Does anyone know for sure how this one works?
Also, if the system is overcharged a little, will it create a bigger load for the compressor?
I just got my AC working on my 78. We put a new compressor and dryer on after the old compressor seized.
Question:
After the ac has been on for a while and the inside of the car is cool, should the compressor disengage if I move the temp control to the right (warmer). Mine does not seem to.
I know on some cars the compressor cycles to maintain temp and others use a bypass around the expansion valve to maintain temp.
Does anyone know for sure how this one works?
Also, if the system is overcharged a little, will it create a bigger load for the compressor?
Took it out for the weekend up in the mountains. I have disconnected the lines to the heater so that there is not any heat coming in AT ALL.
The AC works great, but when I moved the control to the right it did not reduce the cooling. The air coming from the vents stayed very cold.
I would have assumed that this car would have some kind of sensor to detect that we were freezing in the car or that the temp control was try to communicate that we had enough ice cubes already and would automatically backed off the cooling. Is that a bad assumption? Is the only regulation device going to be my right hand to shut it off for a while?
Took it out for the weekend up in the mountains. I have disconnected the lines to the heater so that there is not any heat coming in AT ALL.
The AC works great, but when I moved the control to the right it did not reduce the cooling. The air coming from the vents stayed very cold.
I would have assumed that this car would have some kind of sensor to detect that we were freezing in the car or that the temp control was try to communicate that we had enough ice cubes already and would automatically backed off the cooling. Is that a bad assumption? Is the only regulation device going to be my right hand to shut it off for a while?
Hey Rich,
that doesn't sound right. I don't know much about the system but my 81 toggles the compressor clutch to regulate temp.
I believe there is the a/c pressure switch on the right fender that shuts the compressor down when the freon gets low and there is a compressor control switch on the plenum that senses the evaporator temperature to cycle the compressor.
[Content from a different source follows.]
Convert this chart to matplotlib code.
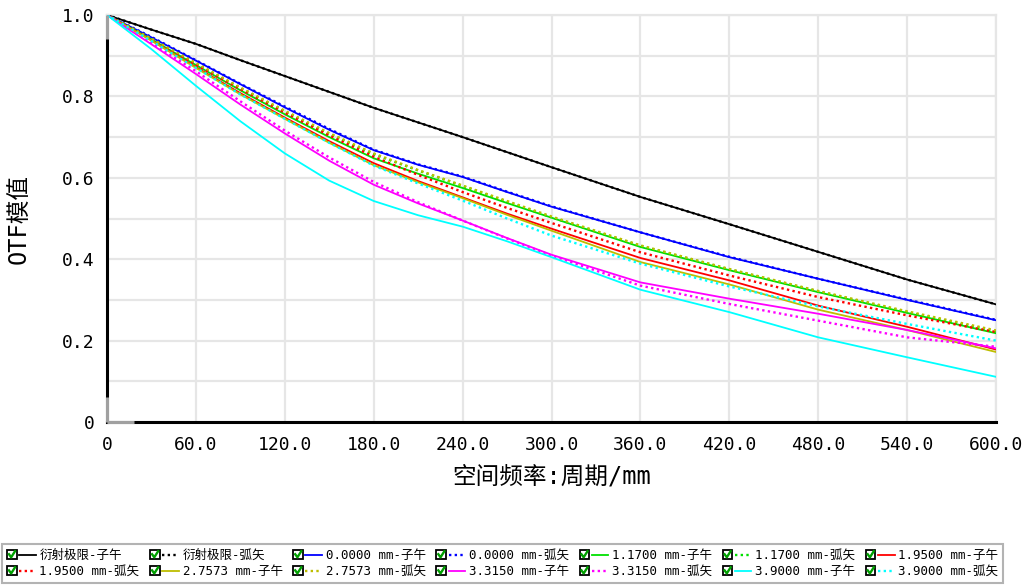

At some point, someone may have unplugged it and put a jumper in to make the compressor run all the time.
I believe there is the a/c pressure switch on the right fender that shuts the compressor down when the freon gets low and there is a compressor control switch on the plenum that senses the evaporator temperature to cycle the compressor. At some point, someone may have unplugged it and put a jumper in to make the compressor run all the time.
Thanks, I'll look for those. Something unplugged on this car is not uncommon
I think you have a CCOT, cycling clutch orifice tube, which means it should cycle the compressor clutch.
I also think you have a "reheat" system, meaning, unless you are on Max cold, the air also goes through the heater core, warming it up a bit before putting it into the cabin. If the water valve is off, you will be on "MAX" at all times for cold air.
You should have a low pressure cut out switch, that shuts the system down if the pressure is too low, and a thermostatic switch, which I believe is what cycles the compressor, clamped to the evaporator line.
...I also think you have a "reheat" system, meaning, unless you are on Max cold, the air also goes through the heater core, warming it up a bit before putting it into the cabin...
Yep. Disconnecting the heater hoses means the AC air cannot be warmed up.
I also think you have a "reheat" system, meaning, unless you are on Max cold, the air also goes through the heater core, warming it up a bit before putting it into the cabin. If the water valve is off, you will be on "MAX" at all times for cold air.
You should have a low pressure cut out switch, that shuts the system down if the pressure is too low, and a thermostatic switch, which I believe is what cycles the compressor, clamped to the evaporator line.
Originally Posted by Easy Mike
Yep. Disconnecting the heater hoses means the AC air cannot be warmed up.
So, if I connect the heater hose up that might make the compressor cycle?
I looked and there is something on the AC low side line. It has wires attached to it. One of them is the same color as the compressor wire. This looks like a good place to start.
Thanks
Took it out for the weekend up in the mountains. I have disconnected the lines to the heater so that there is not any heat coming in AT ALL.
The AC works great, but when I moved the control to the right it did not reduce the cooling. The air coming from the vents stayed very cold.
I would have assumed that this car would have some kind of sensor to detect that we were freezing in the car or that the temp control was try to communicate that we had enough ice cubes already and would automatically backed off the cooling. Is that a bad assumption? Is the only regulation device going to be my right hand to shut it off for a while?
Yes, the a/c will always be at its max cold with the heater disconnected as the temp control adds warm air as it is moved to the warmer positions with the heater connected.
Last edited by Jud Chapin; Jun 23, 2015 at 04:53 PM.
So, if I connect the heater hose up that might make the compressor cycle?
I looked and there is something on the AC low side line. It has wires attached to it. One of them is the same color as the compressor wire. This looks like a good place to start.
Thanks
My mistake, the "something" (I guess a sensor) is on the high side line. It's after the coils up front and before the coils inside the car.
Don't think it will make the compressor "cycle", but should warm the incoming air a bit.
I think the thermostatic switch is what causes cycling (from memory, no literature here this late).